### Provided material
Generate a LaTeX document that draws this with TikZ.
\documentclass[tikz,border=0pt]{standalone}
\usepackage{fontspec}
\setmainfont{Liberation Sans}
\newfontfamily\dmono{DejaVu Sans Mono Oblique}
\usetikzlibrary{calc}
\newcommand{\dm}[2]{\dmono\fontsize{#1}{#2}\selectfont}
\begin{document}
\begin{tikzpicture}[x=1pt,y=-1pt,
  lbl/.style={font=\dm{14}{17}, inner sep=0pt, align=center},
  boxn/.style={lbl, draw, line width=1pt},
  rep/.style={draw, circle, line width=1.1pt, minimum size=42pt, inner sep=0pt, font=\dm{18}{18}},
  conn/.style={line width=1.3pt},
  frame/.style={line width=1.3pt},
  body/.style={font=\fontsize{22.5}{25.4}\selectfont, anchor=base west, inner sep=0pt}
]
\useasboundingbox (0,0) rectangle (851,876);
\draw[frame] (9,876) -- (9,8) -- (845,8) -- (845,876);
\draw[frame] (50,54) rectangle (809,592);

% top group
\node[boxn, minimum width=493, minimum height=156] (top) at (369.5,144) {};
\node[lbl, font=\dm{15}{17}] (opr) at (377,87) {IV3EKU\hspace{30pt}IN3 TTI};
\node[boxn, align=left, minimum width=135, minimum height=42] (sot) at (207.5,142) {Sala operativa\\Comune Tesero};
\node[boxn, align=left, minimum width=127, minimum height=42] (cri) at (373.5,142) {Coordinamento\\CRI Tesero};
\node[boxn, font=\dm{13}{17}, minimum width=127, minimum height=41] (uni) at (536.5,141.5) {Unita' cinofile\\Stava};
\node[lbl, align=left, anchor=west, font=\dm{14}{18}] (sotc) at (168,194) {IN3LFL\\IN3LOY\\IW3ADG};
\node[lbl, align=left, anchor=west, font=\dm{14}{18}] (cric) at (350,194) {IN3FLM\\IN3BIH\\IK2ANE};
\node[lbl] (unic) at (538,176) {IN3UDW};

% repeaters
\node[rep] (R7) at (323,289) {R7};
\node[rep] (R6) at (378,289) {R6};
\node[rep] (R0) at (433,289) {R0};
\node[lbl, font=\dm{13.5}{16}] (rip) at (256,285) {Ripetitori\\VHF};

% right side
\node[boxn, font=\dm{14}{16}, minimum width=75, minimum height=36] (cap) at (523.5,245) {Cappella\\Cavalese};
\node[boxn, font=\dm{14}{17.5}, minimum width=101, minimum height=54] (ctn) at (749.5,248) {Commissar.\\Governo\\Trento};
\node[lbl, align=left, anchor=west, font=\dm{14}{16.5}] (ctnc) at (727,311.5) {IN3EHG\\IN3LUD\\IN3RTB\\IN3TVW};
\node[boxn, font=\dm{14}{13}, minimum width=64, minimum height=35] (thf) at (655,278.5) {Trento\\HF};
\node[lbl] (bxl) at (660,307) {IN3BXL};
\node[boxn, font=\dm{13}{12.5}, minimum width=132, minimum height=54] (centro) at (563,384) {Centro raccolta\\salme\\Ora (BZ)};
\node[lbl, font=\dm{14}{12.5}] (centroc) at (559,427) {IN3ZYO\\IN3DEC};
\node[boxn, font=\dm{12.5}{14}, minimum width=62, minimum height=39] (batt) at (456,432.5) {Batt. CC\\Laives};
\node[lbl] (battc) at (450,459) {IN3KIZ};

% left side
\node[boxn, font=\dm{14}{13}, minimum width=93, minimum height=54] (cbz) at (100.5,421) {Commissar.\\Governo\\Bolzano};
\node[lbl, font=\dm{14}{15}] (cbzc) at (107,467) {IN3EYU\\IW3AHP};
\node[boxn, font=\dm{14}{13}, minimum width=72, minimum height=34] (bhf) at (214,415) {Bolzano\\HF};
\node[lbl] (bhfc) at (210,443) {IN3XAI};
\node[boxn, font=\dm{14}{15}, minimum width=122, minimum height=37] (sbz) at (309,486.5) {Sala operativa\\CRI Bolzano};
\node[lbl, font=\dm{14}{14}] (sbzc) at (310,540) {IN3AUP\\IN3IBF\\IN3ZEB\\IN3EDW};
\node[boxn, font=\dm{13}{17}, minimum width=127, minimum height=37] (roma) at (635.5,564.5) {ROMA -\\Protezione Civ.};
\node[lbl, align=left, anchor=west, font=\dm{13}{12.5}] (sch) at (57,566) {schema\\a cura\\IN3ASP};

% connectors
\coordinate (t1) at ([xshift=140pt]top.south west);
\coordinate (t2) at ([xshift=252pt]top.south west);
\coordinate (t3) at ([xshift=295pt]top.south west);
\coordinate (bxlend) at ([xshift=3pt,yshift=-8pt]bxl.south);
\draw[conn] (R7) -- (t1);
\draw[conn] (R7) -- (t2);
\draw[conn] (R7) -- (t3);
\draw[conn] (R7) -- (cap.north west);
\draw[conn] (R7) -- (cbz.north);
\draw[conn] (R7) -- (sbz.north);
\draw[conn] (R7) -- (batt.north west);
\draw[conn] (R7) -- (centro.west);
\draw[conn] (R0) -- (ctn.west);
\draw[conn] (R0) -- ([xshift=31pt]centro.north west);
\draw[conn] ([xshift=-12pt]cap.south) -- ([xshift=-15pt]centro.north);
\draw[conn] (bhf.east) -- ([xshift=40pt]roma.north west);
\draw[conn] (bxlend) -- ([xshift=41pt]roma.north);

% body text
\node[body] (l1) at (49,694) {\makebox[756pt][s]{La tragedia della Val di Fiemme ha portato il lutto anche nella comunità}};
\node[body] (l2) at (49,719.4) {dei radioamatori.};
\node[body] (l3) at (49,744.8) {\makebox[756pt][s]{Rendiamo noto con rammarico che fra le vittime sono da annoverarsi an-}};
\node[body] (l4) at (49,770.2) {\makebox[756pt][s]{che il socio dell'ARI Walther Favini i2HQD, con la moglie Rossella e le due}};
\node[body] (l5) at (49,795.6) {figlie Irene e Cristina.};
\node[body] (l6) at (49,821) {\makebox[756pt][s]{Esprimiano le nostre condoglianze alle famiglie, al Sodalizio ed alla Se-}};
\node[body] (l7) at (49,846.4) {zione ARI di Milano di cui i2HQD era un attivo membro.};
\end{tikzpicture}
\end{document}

### Task statement
Return all of the data word for word.

### Complete response
Generate a LaTeX document that draws this with TikZ.
\documentclass[tikz,border=0pt]{standalone}
\usepackage{fontspec}
\setmainfont{Liberation Sans}
\newfontfamily\dmono{DejaVu Sans Mono Oblique}
\usetikzlibrary{calc}
\newcommand{\dm}[2]{\dmono\fontsize{#1}{#2}\selectfont}
\begin{document}
\begin{tikzpicture}[x=1pt,y=-1pt,
  lbl/.style={font=\dm{14}{17}, inner sep=0pt, align=center},
  boxn/.style={lbl, draw, line width=1pt},
  rep/.style={draw, circle, line width=1.1pt, minimum size=42pt, inner sep=0pt, font=\dm{18}{18}},
  conn/.style={line width=1.3pt},
  frame/.style={line width=1.3pt},
  body/.style={font=\fontsize{22.5}{25.4}\selectfont, anchor=base west, inner sep=0pt}
]
\useasboundingbox (0,0) rectangle (851,876);
\draw[frame] (9,876) -- (9,8) -- (845,8) -- (845,876);
\draw[frame] (50,54) rectangle (809,592);

% top group
\node[boxn, minimum width=493, minimum height=156] (top) at (369.5,144) {};
\node[lbl, font=\dm{15}{17}] (opr) at (377,87) {IV3EKU\hspace{30pt}IN3 TTI};
\node[boxn, align=left, minimum width=135, minimum height=42] (sot) at (207.5,142) {Sala operativa\\Comune Tesero};
\node[boxn, align=left, minimum width=127, minimum height=42] (cri) at (373.5,142) {Coordinamento\\CRI Tesero};
\node[boxn, font=\dm{13}{17}, minimum width=127, minimum height=41] (uni) at (536.5,141.5) {Unita' cinofile\\Stava};
\node[lbl, align=left, anchor=west, font=\dm{14}{18}] (sotc) at (168,194) {IN3LFL\\IN3LOY\\IW3ADG};
\node[lbl, align=left, anchor=west, font=\dm{14}{18}] (cric) at (350,194) {IN3FLM\\IN3BIH\\IK2ANE};
\node[lbl] (unic) at (538,176) {IN3UDW};

% repeaters
\node[rep] (R7) at (323,289) {R7};
\node[rep] (R6) at (378,289) {R6};
\node[rep] (R0) at (433,289) {R0};
\node[lbl, font=\dm{13.5}{16}] (rip) at (256,285) {Ripetitori\\VHF};

% right side
\node[boxn, font=\dm{14}{16}, minimum width=75, minimum height=36] (cap) at (523.5,245) {Cappella\\Cavalese};
\node[boxn, font=\dm{14}{17.5}, minimum width=101, minimum height=54] (ctn) at (749.5,248) {Commissar.\\Governo\\Trento};
\node[lbl, align=left, anchor=west, font=\dm{14}{16.5}] (ctnc) at (727,311.5) {IN3EHG\\IN3LUD\\IN3RTB\\IN3TVW};
\node[boxn, font=\dm{14}{13}, minimum width=64, minimum height=35] (thf) at (655,278.5) {Trento\\HF};
\node[lbl] (bxl) at (660,307) {IN3BXL};
\node[boxn, font=\dm{13}{12.5}, minimum width=132, minimum height=54] (centro) at (563,384) {Centro raccolta\\salme\\Ora (BZ)};
\node[lbl, font=\dm{14}{12.5}] (centroc) at (559,427) {IN3ZYO\\IN3DEC};
\node[boxn, font=\dm{12.5}{14}, minimum width=62, minimum height=39] (batt) at (456,432.5) {Batt. CC\\Laives};
\node[lbl] (battc) at (450,459) {IN3KIZ};

% left side
\node[boxn, font=\dm{14}{13}, minimum width=93, minimum height=54] (cbz) at (100.5,421) {Commissar.\\Governo\\Bolzano};
\node[lbl, font=\dm{14}{15}] (cbzc) at (107,467) {IN3EYU\\IW3AHP};
\node[boxn, font=\dm{14}{13}, minimum width=72, minimum height=34] (bhf) at (214,415) {Bolzano\\HF};
\node[lbl] (bhfc) at (210,443) {IN3XAI};
\node[boxn, font=\dm{14}{15}, minimum width=122, minimum height=37] (sbz) at (309,486.5) {Sala operativa\\CRI Bolzano};
\node[lbl, font=\dm{14}{14}] (sbzc) at (310,540) {IN3AUP\\IN3IBF\\IN3ZEB\\IN3EDW};
\node[boxn, font=\dm{13}{17}, minimum width=127, minimum height=37] (roma) at (635.5,564.5) {ROMA -\\Protezione Civ.};
\node[lbl, align=left, anchor=west, font=\dm{13}{12.5}] (sch) at (57,566) {schema\\a cura\\IN3ASP};

% connectors
\coordinate (t1) at ([xshift=140pt]top.south west);
\coordinate (t2) at ([xshift=252pt]top.south west);
\coordinate (t3) at ([xshift=295pt]top.south west);
\coordinate (bxlend) at ([xshift=3pt,yshift=-8pt]bxl.south);
\draw[conn] (R7) -- (t1);
\draw[conn] (R7) -- (t2);
\draw[conn] (R7) -- (t3);
\draw[conn] (R7) -- (cap.north west);
\draw[conn] (R7) -- (cbz.north);
\draw[conn] (R7) -- (sbz.north);
\draw[conn] (R7) -- (batt.north west);
\draw[conn] (R7) -- (centro.west);
\draw[conn] (R0) -- (ctn.west);
\draw[conn] (R0) -- ([xshift=31pt]centro.north west);
\draw[conn] ([xshift=-12pt]cap.south) -- ([xshift=-15pt]centro.north);
\draw[conn] (bhf.east) -- ([xshift=40pt]roma.north west);
\draw[conn] (bxlend) -- ([xshift=41pt]roma.north);

% body text
\node[body] (l1) at (49,694) {\makebox[756pt][s]{La tragedia della Val di Fiemme ha portato il lutto anche nella comunità}};
\node[body] (l2) at (49,719.4) {dei radioamatori.};
\node[body] (l3) at (49,744.8) {\makebox[756pt][s]{Rendiamo noto con rammarico che fra le vittime sono da annoverarsi an-}};
\node[body] (l4) at (49,770.2) {\makebox[756pt][s]{che il socio dell'ARI Walther Favini i2HQD, con la moglie Rossella e le due}};
\node[body] (l5) at (49,795.6) {figlie Irene e Cristina.};
\node[body] (l6) at (49,821) {\makebox[756pt][s]{Esprimiano le nostre condoglianze alle famiglie, al Sodalizio ed alla Se-}};
\node[body] (l7) at (49,846.4) {zione ARI di Milano di cui i2HQD era un attivo membro.};
\end{tikzpicture}
\end{document}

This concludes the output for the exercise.